#### Source material

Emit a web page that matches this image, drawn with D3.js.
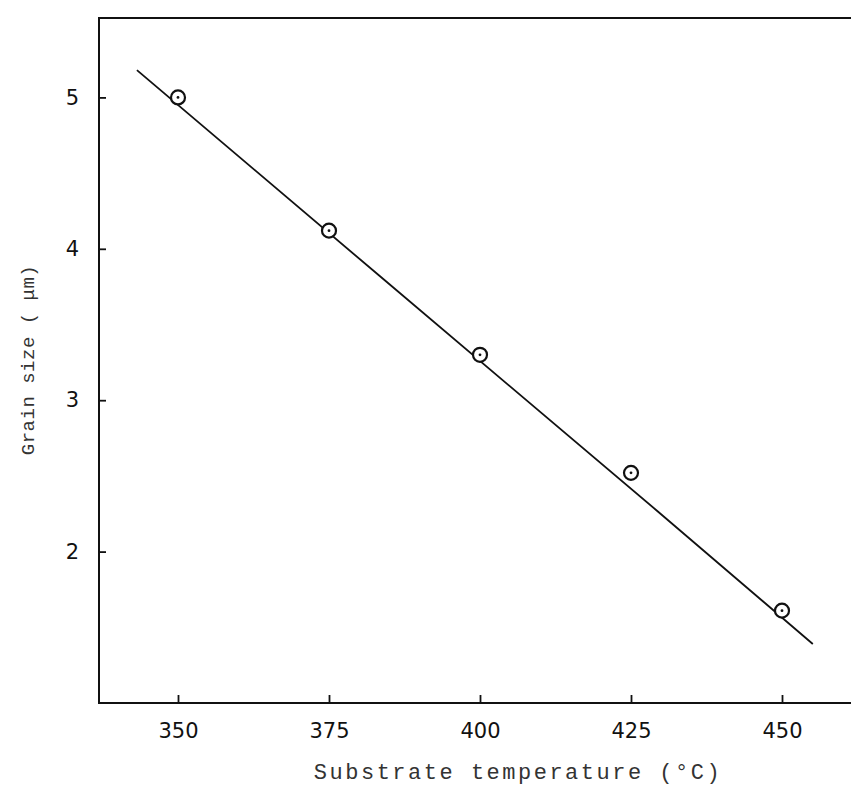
<!DOCTYPE html>
<html lang="en">
<head>
    <meta charset="UTF-8">
    <title>Grain size vs substrate temperature</title>
    <script src="https://d3js.org/d3.v7.min.js"></script>
    <style>
        body, html {
            margin: 0;
            background-color: #fff;
        }
        .axis-label {
            font-family: 'Liberation Mono', 'DejaVu Sans Mono', monospace;
            fill: #333;
        }
    </style>
</head>
<body>
<svg id="chart"></svg>

<script>
    // measured points
    const temperatures = [350, 375, 400, 425, 450];
    const grainSizes = [5.0, 4.12, 3.30, 2.52, 1.61];

    // hand-drawn fit line
    const fitTemps = [343.2, 383.4, 429.3, 455.1];
    const fitSizes = [5.18, 3.82, 2.27, 1.39];

    const xTicks = [350, 375, 400, 425, 450];
    const yTicks = [2, 3, 4, 5];

    const margin = { top: 18, right: 0, bottom: 104, left: 99 },
        width = 851 - margin.left - margin.right,
        height = 807 - margin.top - margin.bottom;

    const svg = d3.select("#chart")
        .attr("width", 851)
        .attr("height", 807)
        .append("g")
        .attr("transform", `translate(${margin.left},${margin.top})`);

    const x = d3.scaleLinear().domain([350, 450]).range([79, 683]);
    const y = d3.scaleLinear().domain([1, 5]).range([height, height - 4 * 151.4]);

    // frame: left, top, bottom (open on the right)
    svg.append("path")
        .attr("d", `M${width},0 H0 V${height} H${width}`)
        .attr("fill", "none")
        .attr("stroke", "#111")
        .attr("stroke-width", 2);

    const xAxis = svg.append("g")
        .attr("transform", `translate(0,${height})`)
        .call(d3.axisBottom(x).tickValues(xTicks).tickFormat(d3.format("d"))
            .tickSizeInner(-8).tickSizeOuter(0).tickPadding(20));
    xAxis.select(".domain").remove();

    const yAxis = svg.append("g")
        .call(d3.axisLeft(y).tickValues(yTicks).tickFormat(d3.format("d"))
            .tickSizeInner(-7).tickSizeOuter(0).tickPadding(20));
    yAxis.select(".domain").remove();

    svg.selectAll(".tick line").attr("stroke", "#111").attr("stroke-width", 1.8);
    svg.selectAll(".tick text")
        .attr("font-family", "'DejaVu Sans', sans-serif")
        .attr("font-size", 21)
        .attr("fill", "#111");

    // fit line
    const fitData = fitTemps.map((t, i) => ({ t, v: fitSizes[i] }));
    svg.append("path")
        .datum(fitData)
        .attr("fill", "none")
        .attr("stroke", "#111")
        .attr("stroke-width", 1.8)
        .attr("d", d3.line().x(d => x(d.t)).y(d => y(d.v)));

    // markers: open circle with a dot
    const points = temperatures.map((t, i) => ({ t, v: grainSizes[i] }));
    const marks = svg.selectAll(".pt")
        .data(points)
        .enter().append("g")
        .attr("class", "pt")
        .attr("transform", d => `translate(${x(d.t)},${y(d.v)})`);

    marks.append("circle")
        .attr("r", 7)
        .attr("fill", "#fff")
        .attr("stroke", "#111")
        .attr("stroke-width", 2.2);

    marks.append("circle")
        .attr("r", 1.4)
        .attr("fill", "#111");

    // axis titles
    svg.append("text")
        .attr("class", "axis-label")
        .attr("x", 518 - margin.left)
        .attr("y", 779 - margin.top)
        .attr("text-anchor", "middle")
        .style("font-size", "22px")
        .style("letter-spacing", "2.5px")
        .text("Substrate temperature (°C)");

    svg.append("text")
        .attr("class", "axis-label")
        .attr("transform", `translate(${34 - margin.left},${360 - margin.top}) rotate(-90)`)
        .attr("text-anchor", "middle")
        .style("font-size", "19px")
        .style("letter-spacing", "0.5px")
        .text("Grain size ( \u03bcm)");
</script>
</body>
</html>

########

**Task to complete**
Copy out each line word for word, please, skipping the images.

**Complete answer**
Emit a web page that matches this image, drawn with D3.js.
<!DOCTYPE html>
<html lang="en">
<head>
    <meta charset="UTF-8">
    <title>Grain size vs substrate temperature</title>
    <script src="https://d3js.org/d3.v7.min.js"></script>
    <style>
        body, html {
            margin: 0;
            background-color: #fff;
        }
        .axis-label {
            font-family: 'Liberation Mono', 'DejaVu Sans Mono', monospace;
            fill: #333;
        }
    </style>
</head>
<body>
<svg id="chart"></svg>

<script>
    // measured points
    const temperatures = [350, 375, 400, 425, 450];
    const grainSizes = [5.0, 4.12, 3.30, 2.52, 1.61];

    // hand-drawn fit line
    const fitTemps = [343.2, 383.4, 429.3, 455.1];
    const fitSizes = [5.18, 3.82, 2.27, 1.39];

    const xTicks = [350, 375, 400, 425, 450];
    const yTicks = [2, 3, 4, 5];

    const margin = { top: 18, right: 0, bottom: 104, left: 99 },
        width = 851 - margin.left - margin.right,
        height = 807 - margin.top - margin.bottom;

    const svg = d3.select("#chart")
        .attr("width", 851)
        .attr("height", 807)
        .append("g")
        .attr("transform", `translate(${margin.left},${margin.top})`);

    const x = d3.scaleLinear().domain([350, 450]).range([79, 683]);
    const y = d3.scaleLinear().domain([1, 5]).range([height, height - 4 * 151.4]);

    // frame: left, top, bottom (open on the right)
    svg.append("path")
        .attr("d", `M${width},0 H0 V${height} H${width}`)
        .attr("fill", "none")
        .attr("stroke", "#111")
        .attr("stroke-width", 2);

    const xAxis = svg.append("g")
        .attr("transform", `translate(0,${height})`)
        .call(d3.axisBottom(x).tickValues(xTicks).tickFormat(d3.format("d"))
            .tickSizeInner(-8).tickSizeOuter(0).tickPadding(20));
    xAxis.select(".domain").remove();

    const yAxis = svg.append("g")
        .call(d3.axisLeft(y).tickValues(yTicks).tickFormat(d3.format("d"))
            .tickSizeInner(-7).tickSizeOuter(0).tickPadding(20));
    yAxis.select(".domain").remove();

    svg.selectAll(".tick line").attr("stroke", "#111").attr("stroke-width", 1.8);
    svg.selectAll(".tick text")
        .attr("font-family", "'DejaVu Sans', sans-serif")
        .attr("font-size", 21)
        .attr("fill", "#111");

    // fit line
    const fitData = fitTemps.map((t, i) => ({ t, v: fitSizes[i] }));
    svg.append("path")
        .datum(fitData)
        .attr("fill", "none")
        .attr("stroke", "#111")
        .attr("stroke-width", 1.8)
        .attr("d", d3.line().x(d => x(d.t)).y(d => y(d.v)));

    // markers: open circle with a dot
    const points = temperatures.map((t, i) => ({ t, v: grainSizes[i] }));
    const marks = svg.selectAll(".pt")
        .data(points)
        .enter().append("g")
        .attr("class", "pt")
        .attr("transform", d => `translate(${x(d.t)},${y(d.v)})`);

    marks.append("circle")
        .attr("r", 7)
        .attr("fill", "#fff")
        .attr("stroke", "#111")
        .attr("stroke-width", 2.2);

    marks.append("circle")
        .attr("r", 1.4)
        .attr("fill", "#111");

    // axis titles
    svg.append("text")
        .attr("class", "axis-label")
        .attr("x", 518 - margin.left)
        .attr("y", 779 - margin.top)
        .attr("text-anchor", "middle")
        .style("font-size", "22px")
        .style("letter-spacing", "2.5px")
        .text("Substrate temperature (°C)");

    svg.append("text")
        .attr("class", "axis-label")
        .attr("transform", `translate(${34 - margin.left},${360 - margin.top}) rotate(-90)`)
        .attr("text-anchor", "middle")
        .style("font-size", "19px")
        .style("letter-spacing", "0.5px")
        .text("Grain size ( \u03bcm)");
</script>
</body>
</html>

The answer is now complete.